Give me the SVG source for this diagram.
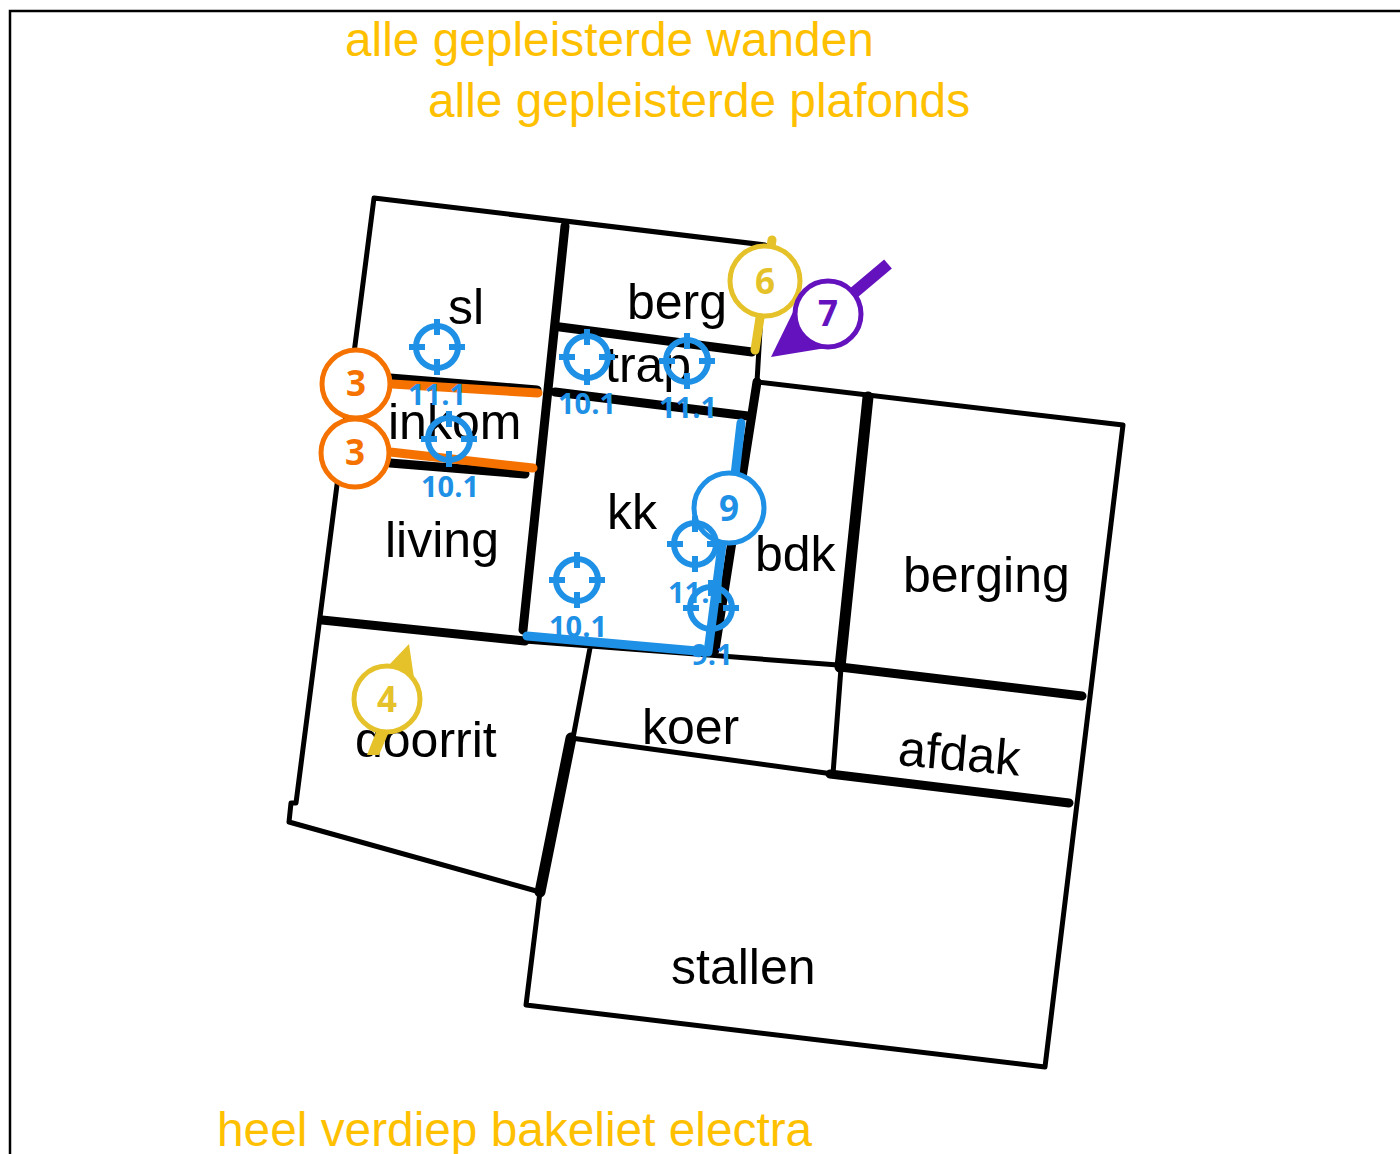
<svg xmlns="http://www.w3.org/2000/svg" width="1400" height="1154" viewBox="0 0 1400 1154">
<style>
.w{fill:none;stroke:#000;stroke-linecap:round;stroke-linejoin:round}
.t{stroke-width:5}.k{stroke-width:9}.x{stroke-width:11}
.r{font:50px "Liberation Sans",Arial,sans-serif;fill:#000;text-anchor:start}
.n{font:47.8px "Liberation Sans",Arial,sans-serif;fill:#FFC000}
.c{fill:#fff;stroke-width:5}
.m{font:700 35px "Open Sans",sans-serif;text-anchor:middle}
.l{font:700 29px "Open Sans",sans-serif;text-anchor:middle;fill:#1E90E5}
.b{fill:none;stroke:#1E90E5;stroke-width:6}
.bl{fill:none;stroke:#1E90E5;stroke-width:9;stroke-linecap:round;stroke-linejoin:round}
</style>
<defs>
<g id="ch"><circle r="21" class="b"/><path class="b" d="M0-28V-12M0 12V28M-28 0H-12M12 0H28"/></g>
</defs>
<g id="frame"><path d="M10 1154V11H1400" fill="none" stroke="#000" stroke-width="2.5"/></g>
<g id="walls">
<path class="w t" d="M765 245L374 198L296 803H291L289 822L540 892L526 1005L1045 1067L1123 425L757 382M765 245L757 382"/>
<path class="w t" d="M525 641L838 665M841 668L833 774L571 738M590 648L573 738"/>
<path class="w k" d="M565 226L523 630M322 620L525 641M560 327L752 352M555 392L748 416M390 378L537 390M390 463L525 474M757 382L715 650M840 667L1082 696M830 774L1069 803"/>
<path class="w x" d="M868 397L840 667M571 738L540 892"/>
</g>
<g id="rooms">
<text class="r" x="448" y="324">sl</text>
<text class="r" x="627" y="319">berg</text>
<text class="r" x="605" y="382">trap</text>
<text class="r" x="388" y="439">inkom</text>
<text class="r" x="607" y="529">kk</text>
<text class="r" x="385" y="557">living</text>
<text class="r" x="755" y="571">bdk</text>
<text class="r" x="903" y="592">berging</text>
<text class="r" x="355" y="757">doorrit</text>
<text class="r" x="642" y="744">koer</text>
<text class="r" transform="translate(897 765) rotate(5)">afdak</text>
<text class="r" x="671" y="984">stallen</text>
</g>
<g id="notes">
<text class="n" x="345" y="56">alle gepleisterde wanden</text>
<text class="n" x="428" y="117">alle gepleisterde plafonds</text>
<text class="n" x="217" y="1146">heel verdiep bakeliet electra</text>
</g>
<g id="connectors">
<path d="M392 384L538 393M390 452L533 468" fill="none" stroke="#F57200" stroke-width="9" stroke-linecap="round"/>
<path d="M772 240L755 350" fill="none" stroke="#E5C22A" stroke-width="9" stroke-linecap="round"/>
<path d="M888 264L850 296" fill="none" stroke="#6412BE" stroke-width="12"/>
<path d="M771 357L795 308L832 347Z" fill="#6412BE"/>
<path d="M409 644L388 666L414 678Z" fill="#E5C22A"/>
<path d="M378 727L367 755H379L391 727Z" fill="#E5C22A"/>
<path class="bl" d="M741 423L735 475M722 545L708 652L527 636"/>
</g>
<g id="marker-3a"><circle class="c" cx="356" cy="384" r="34" stroke="#F57200"/><text class="m" x="356" y="396" fill="#F57200">3</text></g>
<g id="marker-3b"><circle class="c" cx="355" cy="453" r="34" stroke="#F57200"/><text class="m" x="355" y="465" fill="#F57200">3</text></g>
<g id="marker-6"><circle class="c" cx="765" cy="281" r="35" stroke="#E5C22A"/><text class="m" x="765" y="294" fill="#E5C22A">6</text></g>
<g id="marker-7"><circle class="c" cx="828" cy="314" r="33" stroke="#6412BE"/><text class="m" x="828" y="326" fill="#6412BE">7</text></g>
<g id="marker-4"><circle class="c" cx="387" cy="699" r="33" stroke="#E5C22A"/><text class="m" x="387" y="712" fill="#E5C22A">4</text></g>
<g id="marker-9"><circle class="c" cx="729" cy="508" r="35" stroke="#1E90E5"/><text class="m" x="729" y="521" fill="#1E90E5">9</text></g>
<g id="t1"><use href="#ch" x="437" y="347"/><text class="l" x="437" y="405">11.1</text></g>
<g id="t2"><use href="#ch" x="587" y="357"/><text class="l" x="587" y="414">10.1</text></g>
<g id="t3"><use href="#ch" x="687" y="361"/><text class="l" x="688" y="418">11.1</text></g>
<g id="t4"><use href="#ch" x="449" y="439"/><text class="l" x="450" y="497">10.1</text></g>
<g id="t5"><use href="#ch" x="577" y="580"/><text class="l" x="578" y="637">10.1</text></g>
<g id="t6"><use href="#ch" x="695" y="544"/><text class="l" x="697" y="603">11.1</text></g>
<g id="t7"><use href="#ch" x="711" y="608"/><text class="l" x="712" y="665">9.1</text></g>
</svg>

The task: Quote all the lines above exactly as given. Do not include the pictures.

Output of the exercise:
Give me the SVG source for this diagram.
<svg xmlns="http://www.w3.org/2000/svg" width="1400" height="1154" viewBox="0 0 1400 1154">
<style>
.w{fill:none;stroke:#000;stroke-linecap:round;stroke-linejoin:round}
.t{stroke-width:5}.k{stroke-width:9}.x{stroke-width:11}
.r{font:50px "Liberation Sans",Arial,sans-serif;fill:#000;text-anchor:start}
.n{font:47.8px "Liberation Sans",Arial,sans-serif;fill:#FFC000}
.c{fill:#fff;stroke-width:5}
.m{font:700 35px "Open Sans",sans-serif;text-anchor:middle}
.l{font:700 29px "Open Sans",sans-serif;text-anchor:middle;fill:#1E90E5}
.b{fill:none;stroke:#1E90E5;stroke-width:6}
.bl{fill:none;stroke:#1E90E5;stroke-width:9;stroke-linecap:round;stroke-linejoin:round}
</style>
<defs>
<g id="ch"><circle r="21" class="b"/><path class="b" d="M0-28V-12M0 12V28M-28 0H-12M12 0H28"/></g>
</defs>
<g id="frame"><path d="M10 1154V11H1400" fill="none" stroke="#000" stroke-width="2.5"/></g>
<g id="walls">
<path class="w t" d="M765 245L374 198L296 803H291L289 822L540 892L526 1005L1045 1067L1123 425L757 382M765 245L757 382"/>
<path class="w t" d="M525 641L838 665M841 668L833 774L571 738M590 648L573 738"/>
<path class="w k" d="M565 226L523 630M322 620L525 641M560 327L752 352M555 392L748 416M390 378L537 390M390 463L525 474M757 382L715 650M840 667L1082 696M830 774L1069 803"/>
<path class="w x" d="M868 397L840 667M571 738L540 892"/>
</g>
<g id="rooms">
<text class="r" x="448" y="324">sl</text>
<text class="r" x="627" y="319">berg</text>
<text class="r" x="605" y="382">trap</text>
<text class="r" x="388" y="439">inkom</text>
<text class="r" x="607" y="529">kk</text>
<text class="r" x="385" y="557">living</text>
<text class="r" x="755" y="571">bdk</text>
<text class="r" x="903" y="592">berging</text>
<text class="r" x="355" y="757">doorrit</text>
<text class="r" x="642" y="744">koer</text>
<text class="r" transform="translate(897 765) rotate(5)">afdak</text>
<text class="r" x="671" y="984">stallen</text>
</g>
<g id="notes">
<text class="n" x="345" y="56">alle gepleisterde wanden</text>
<text class="n" x="428" y="117">alle gepleisterde plafonds</text>
<text class="n" x="217" y="1146">heel verdiep bakeliet electra</text>
</g>
<g id="connectors">
<path d="M392 384L538 393M390 452L533 468" fill="none" stroke="#F57200" stroke-width="9" stroke-linecap="round"/>
<path d="M772 240L755 350" fill="none" stroke="#E5C22A" stroke-width="9" stroke-linecap="round"/>
<path d="M888 264L850 296" fill="none" stroke="#6412BE" stroke-width="12"/>
<path d="M771 357L795 308L832 347Z" fill="#6412BE"/>
<path d="M409 644L388 666L414 678Z" fill="#E5C22A"/>
<path d="M378 727L367 755H379L391 727Z" fill="#E5C22A"/>
<path class="bl" d="M741 423L735 475M722 545L708 652L527 636"/>
</g>
<g id="marker-3a"><circle class="c" cx="356" cy="384" r="34" stroke="#F57200"/><text class="m" x="356" y="396" fill="#F57200">3</text></g>
<g id="marker-3b"><circle class="c" cx="355" cy="453" r="34" stroke="#F57200"/><text class="m" x="355" y="465" fill="#F57200">3</text></g>
<g id="marker-6"><circle class="c" cx="765" cy="281" r="35" stroke="#E5C22A"/><text class="m" x="765" y="294" fill="#E5C22A">6</text></g>
<g id="marker-7"><circle class="c" cx="828" cy="314" r="33" stroke="#6412BE"/><text class="m" x="828" y="326" fill="#6412BE">7</text></g>
<g id="marker-4"><circle class="c" cx="387" cy="699" r="33" stroke="#E5C22A"/><text class="m" x="387" y="712" fill="#E5C22A">4</text></g>
<g id="marker-9"><circle class="c" cx="729" cy="508" r="35" stroke="#1E90E5"/><text class="m" x="729" y="521" fill="#1E90E5">9</text></g>
<g id="t1"><use href="#ch" x="437" y="347"/><text class="l" x="437" y="405">11.1</text></g>
<g id="t2"><use href="#ch" x="587" y="357"/><text class="l" x="587" y="414">10.1</text></g>
<g id="t3"><use href="#ch" x="687" y="361"/><text class="l" x="688" y="418">11.1</text></g>
<g id="t4"><use href="#ch" x="449" y="439"/><text class="l" x="450" y="497">10.1</text></g>
<g id="t5"><use href="#ch" x="577" y="580"/><text class="l" x="578" y="637">10.1</text></g>
<g id="t6"><use href="#ch" x="695" y="544"/><text class="l" x="697" y="603">11.1</text></g>
<g id="t7"><use href="#ch" x="711" y="608"/><text class="l" x="712" y="665">9.1</text></g>
</svg>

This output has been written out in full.